Some programming languages, because of this, go to great lengths to ensure that only one thread can be in execution at a time. These languages are called thread-safe.
Async to the Rescue
Some engineers may complain that these errors are the outcome of bad programmers. And so, the guardrails that make programming languages thread-safe have a bad reputation, a barrier to increasing the performance of programs.
In practice, these guardrails are often behind the popularity of the languages that implemented them, by increasing their adoption among people for whom writing software is just a means to getting their actual job done, like scientists.
Which brings us back to today: over time, we’ve noticed that using multiple threads is bad.
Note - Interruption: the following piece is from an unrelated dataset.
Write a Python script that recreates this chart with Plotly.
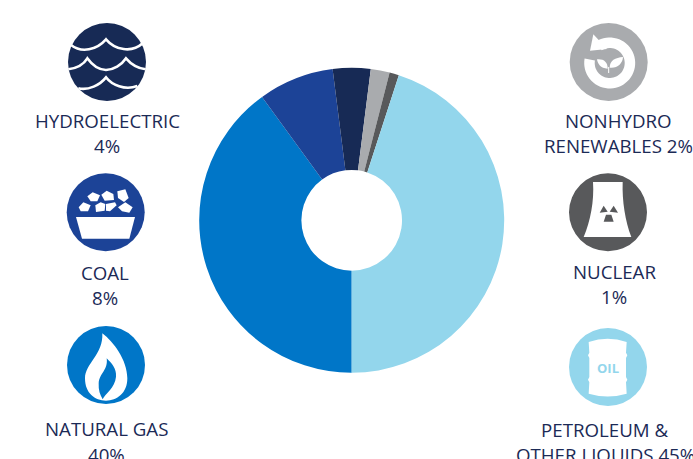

However, concurrency is becoming an absolute must have for software systems. What goes?
The answer, luckily, is neither. During the 2010s, mainstream programming languages have built the toolkits to simulate what the barista should have done all along: leave the machine alone, and pick something else to do instead. This paradigm is called asynchronous programming, where rather than trying to do everything at the same time, tasks “take turns” on the same thread, and the attention is put on one thing at a time, and one thing only.
In doing so, engineers can reason more easily about tasks that are being done concurrently, because the checkpoints are explicit. The barista would wait for the coffee to be done, but she would move on to handle the milk, keeping an eye on the coffee. The latte would be done correctly, and she would be able to move on to the next customer, ready to take that expresso order and avoiding the embarrassment of serving two orders in the same cup. Humans, sometimes, inspire robots.